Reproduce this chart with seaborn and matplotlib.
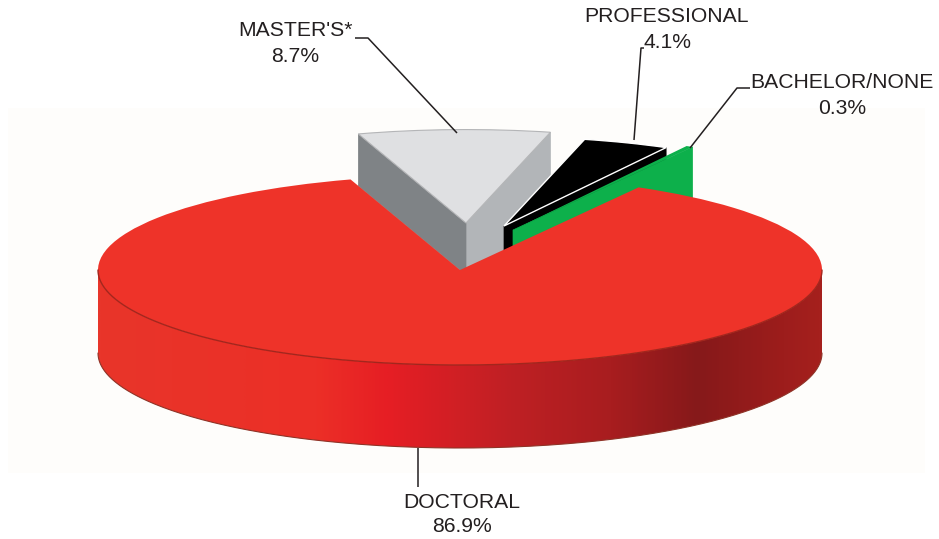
import numpy as np
import matplotlib.pyplot as plt
import seaborn as sns
from matplotlib.colors import LinearSegmentedColormap
from matplotlib.patches import Polygon, Rectangle

sns.set_theme(style='white')
plt.rcParams['font.family'] = ['Liberation Sans', 'DejaVu Sans']

categories = ['DOCTORAL', 'BACHELOR/NONE', 'PROFESSIONAL', "MASTER'S*"]
shares = [86.9, 0.3, 4.1, 8.7]
slice_colors = ['#ee3329', '#0db04b', '#000000', '#dfe0e2']

# picture is laid out in pixels, pie is squashed by this factor
SQUASH = 95 / 362


def py(y):
    return (539 - y) / SQUASH


def face(ax, wedge, angle, depth, color, zorder):
    # radial side of an extruded slice
    cx, cy = wedge.center
    r = wedge.r
    a = np.radians(angle)
    tip = (cx + r * np.cos(a), cy + r * np.sin(a))
    d = depth / SQUASH
    pts = [(cx, cy), tip, (tip[0], tip[1] - d), (cx, cy - d)]
    ax.add_patch(Polygon(pts, closed=True, fc=color, ec=color, lw=0.5, zorder=zorder))


fig = plt.figure(figsize=(9.39, 5.39), dpi=100)
ax = fig.add_axes([0, 0, 1, 1])

wedges, _ = ax.pie(shares, colors=slice_colors, startangle=107.6, radius=362,
                   wedgeprops={'linewidth': 0})
doctoral, bachelor, professional, masters = wedges

cx, cy, R, rim = 460, 270, 362, 83
doctoral.set_center((cx, py(cy)))
doctoral.set_zorder(6)

# the big slice is drawn last so it trims the bottoms of these faces
masters.set_center((466, py(223)))
masters.set_radius(356)
masters.set_zorder(3)
masters.set_edgecolor('#b4b5b7')
masters.set_linewidth(0.8)
face(ax, masters, masters.theta1, 70, '#b2b5b8', 2)
face(ax, masters, masters.theta2, 52, '#7f8386', 2.5)

professional.set_center((504, py(226)))
professional.set_radius(340)
professional.set_zorder(4)
professional.set_edgecolor('#ffffff')
professional.set_linewidth(1.0)
face(ax, professional, professional.theta1, 30, '#000000', 3.5)

bachelor.set_center((513, py(230)))
bachelor.set_radius(364)
bachelor.set_zorder(5)
face(ax, bachelor, bachelor.theta1, 60, '#0db04b', 5)

# faint scan background
ax.add_patch(Rectangle((8, py(473)), 917, (473 - 108) / SQUASH, fc='#fefdfb', ec='none', zorder=0))

# rim of the big slice with its shading
t = np.linspace(np.pi, 2 * np.pi, 300)
arc_x = cx + R * np.cos(t)
arc_y = py(cy) + R * np.sin(t)
d = rim / SQUASH
outline = np.r_[np.c_[arc_x, arc_y], np.c_[arc_x[::-1], arc_y[::-1] - d]]
shade = LinearSegmentedColormap.from_list('rim', [
    (0.0, '#e8352a'), (0.30, '#ec2f27'), (0.40, '#e61e24'),
    (0.57, '#bf2024'), (0.71, '#a81d1f'), (0.83, '#86191a'),
    (0.95, '#9d1d1c'), (1.0, '#a5201d')])
img = ax.imshow(np.linspace(0, 1, 400)[None, :], cmap=shade, aspect=SQUASH,
                extent=(cx - R, cx + R, py(cy + 95 + rim), py(cy)), zorder=1)
img.set_clip_path(Polygon(outline, closed=True, transform=ax.transData))
ax.plot(arc_x, arc_y, color='#a3261d', lw=1.0, zorder=7)
ax.plot(arc_x, arc_y - d, color='#8f3327', lw=0.8, zorder=7)

# leader lines
leaders = [
    ([355, 368, 457], [38, 38, 133]),
    ([644, 641, 634], [48, 48, 140]),
    ([750, 737, 690], [88, 88, 148]),
    ([418, 418], [448, 487]),
]
for xs, ys in leaders:
    ax.plot(xs, [py(y) for y in ys], color='#231f20', lw=1.1, zorder=8, solid_capstyle='butt')

text_pos = {
    'DOCTORAL': (462, 503, 527),
    'BACHELOR/NONE': (842, 83, 108),
    'PROFESSIONAL': (667, 16, 42),
    "MASTER'S*": (295, 30, 57),
}
for name, share in zip(categories, shares):
    x, y1, y2 = text_pos[name]
    ax.text(x, py(y1), name, ha='center', va='center', fontsize=15.2, color='#231f20', zorder=9)
    ax.text(x, py(y2), f'{share}%', ha='center', va='center', fontsize=15.2, color='#231f20', zorder=9)

ax.set_xlim(0, 939)
ax.set_ylim(0, 539 / SQUASH)
ax.set_aspect(SQUASH)
ax.set_axis_off()
fig.savefig('out.png', dpi=100)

▸ Requirements
Reproduce the material above exactly, first line through the line that contains "return (539 - y) / SQUASH", minus the pictures.

▸ Answer to the task
Reproduce this chart with seaborn and matplotlib.
import numpy as np
import matplotlib.pyplot as plt
import seaborn as sns
from matplotlib.colors import LinearSegmentedColormap
from matplotlib.patches import Polygon, Rectangle

sns.set_theme(style='white')
plt.rcParams['font.family'] = ['Liberation Sans', 'DejaVu Sans']

categories = ['DOCTORAL', 'BACHELOR/NONE', 'PROFESSIONAL', "MASTER'S*"]
shares = [86.9, 0.3, 4.1, 8.7]
slice_colors = ['#ee3329', '#0db04b', '#000000', '#dfe0e2']

# picture is laid out in pixels, pie is squashed by this factor
SQUASH = 95 / 362


def py(y):
    return (539 - y) / SQUASH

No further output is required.